TO BE DONE » Skip every picture and transcribe the remaining material exactly.

# # # # # # #

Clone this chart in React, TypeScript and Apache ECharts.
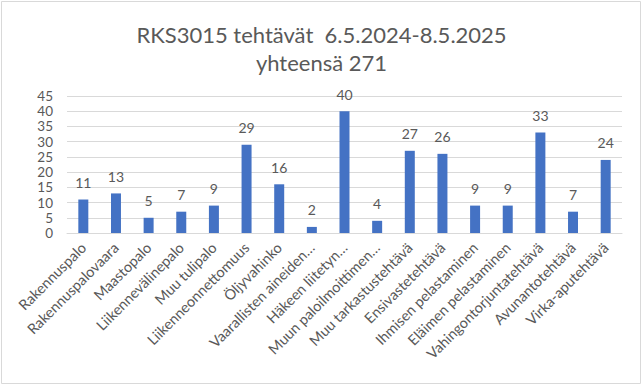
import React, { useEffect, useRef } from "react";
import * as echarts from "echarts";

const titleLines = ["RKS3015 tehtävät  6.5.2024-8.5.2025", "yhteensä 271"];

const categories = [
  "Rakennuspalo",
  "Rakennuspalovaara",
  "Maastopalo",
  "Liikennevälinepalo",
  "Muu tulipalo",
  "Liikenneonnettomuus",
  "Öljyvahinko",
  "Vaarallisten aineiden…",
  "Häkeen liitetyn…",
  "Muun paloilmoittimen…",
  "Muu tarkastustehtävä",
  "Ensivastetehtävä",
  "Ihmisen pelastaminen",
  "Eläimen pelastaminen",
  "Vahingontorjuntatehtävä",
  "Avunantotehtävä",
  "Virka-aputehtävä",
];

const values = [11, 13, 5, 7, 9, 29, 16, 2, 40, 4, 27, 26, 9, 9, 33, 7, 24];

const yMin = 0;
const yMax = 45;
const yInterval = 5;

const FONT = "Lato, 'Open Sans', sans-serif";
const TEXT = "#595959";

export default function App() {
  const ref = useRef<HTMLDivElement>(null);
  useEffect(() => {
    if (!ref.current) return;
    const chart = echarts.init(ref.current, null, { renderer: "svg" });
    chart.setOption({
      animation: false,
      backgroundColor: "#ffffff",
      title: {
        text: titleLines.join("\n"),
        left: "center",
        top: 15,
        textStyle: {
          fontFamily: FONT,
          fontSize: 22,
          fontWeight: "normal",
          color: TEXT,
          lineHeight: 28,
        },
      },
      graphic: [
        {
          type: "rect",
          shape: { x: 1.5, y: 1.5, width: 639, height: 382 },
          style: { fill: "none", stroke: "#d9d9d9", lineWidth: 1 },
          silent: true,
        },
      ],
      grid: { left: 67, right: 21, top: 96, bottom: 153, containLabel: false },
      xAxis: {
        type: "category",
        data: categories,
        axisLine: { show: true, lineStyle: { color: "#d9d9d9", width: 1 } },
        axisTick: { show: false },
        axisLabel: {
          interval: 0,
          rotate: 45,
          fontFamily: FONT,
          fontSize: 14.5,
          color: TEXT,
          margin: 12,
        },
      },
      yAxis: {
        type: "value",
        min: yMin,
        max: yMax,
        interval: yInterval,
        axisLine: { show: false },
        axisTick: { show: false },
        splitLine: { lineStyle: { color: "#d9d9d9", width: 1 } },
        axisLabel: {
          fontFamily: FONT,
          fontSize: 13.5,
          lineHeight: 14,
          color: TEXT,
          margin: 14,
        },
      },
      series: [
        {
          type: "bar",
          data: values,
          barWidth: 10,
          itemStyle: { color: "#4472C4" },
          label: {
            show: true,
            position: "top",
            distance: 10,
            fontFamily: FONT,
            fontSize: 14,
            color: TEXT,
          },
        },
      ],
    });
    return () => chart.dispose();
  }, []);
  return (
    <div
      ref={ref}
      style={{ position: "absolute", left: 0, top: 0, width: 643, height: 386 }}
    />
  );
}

# # # # # # #

TASK SOLUTION »
Clone this chart in React, TypeScript and Apache ECharts.
import React, { useEffect, useRef } from "react";
import * as echarts from "echarts";

const titleLines = ["RKS3015 tehtävät  6.5.2024-8.5.2025", "yhteensä 271"];

const categories = [
  "Rakennuspalo",
  "Rakennuspalovaara",
  "Maastopalo",
  "Liikennevälinepalo",
  "Muu tulipalo",
  "Liikenneonnettomuus",
  "Öljyvahinko",
  "Vaarallisten aineiden…",
  "Häkeen liitetyn…",
  "Muun paloilmoittimen…",
  "Muu tarkastustehtävä",
  "Ensivastetehtävä",
  "Ihmisen pelastaminen",
  "Eläimen pelastaminen",
  "Vahingontorjuntatehtävä",
  "Avunantotehtävä",
  "Virka-aputehtävä",
];

const values = [11, 13, 5, 7, 9, 29, 16, 2, 40, 4, 27, 26, 9, 9, 33, 7, 24];

const yMin = 0;
const yMax = 45;
const yInterval = 5;

const FONT = "Lato, 'Open Sans', sans-serif";
const TEXT = "#595959";

export default function App() {
  const ref = useRef<HTMLDivElement>(null);
  useEffect(() => {
    if (!ref.current) return;
    const chart = echarts.init(ref.current, null, { renderer: "svg" });
    chart.setOption({
      animation: false,
      backgroundColor: "#ffffff",
      title: {
        text: titleLines.join("\n"),
        left: "center",
        top: 15,
        textStyle: {
          fontFamily: FONT,
          fontSize: 22,
          fontWeight: "normal",
          color: TEXT,
          lineHeight: 28,
        },
      },
      graphic: [
        {
          type: "rect",
          shape: { x: 1.5, y: 1.5, width: 639, height: 382 },
          style: { fill: "none", stroke: "#d9d9d9", lineWidth: 1 },
          silent: true,
        },
      ],
      grid: { left: 67, right: 21, top: 96, bottom: 153, containLabel: false },
      xAxis: {
        type: "category",
        data: categories,
        axisLine: { show: true, lineStyle: { color: "#d9d9d9", width: 1 } },
        axisTick: { show: false },
        axisLabel: {
          interval: 0,
          rotate: 45,
          fontFamily: FONT,
          fontSize: 14.5,
          color: TEXT,
          margin: 12,
        },
      },
      yAxis: {
        type: "value",
        min: yMin,
        max: yMax,
        interval: yInterval,
        axisLine: { show: false },
        axisTick: { show: false },
        splitLine: { lineStyle: { color: "#d9d9d9", width: 1 } },
        axisLabel: {
          fontFamily: FONT,
          fontSize: 13.5,
          lineHeight: 14,
          color: TEXT,
          margin: 14,
        },
      },
      series: [
        {
          type: "bar",
          data: values,
          barWidth: 10,
          itemStyle: { color: "#4472C4" },
          label: {
            show: true,
            position: "top",
            distance: 10,
            fontFamily: FONT,
            fontSize: 14,
            color: TEXT,
          },
        },
      ],
    });
    return () => chart.dispose();
  }, []);
  return (
    <div
      ref={ref}
      style={{ position: "absolute", left: 0, top: 0, width: 643, height: 386 }}
    />
  );
}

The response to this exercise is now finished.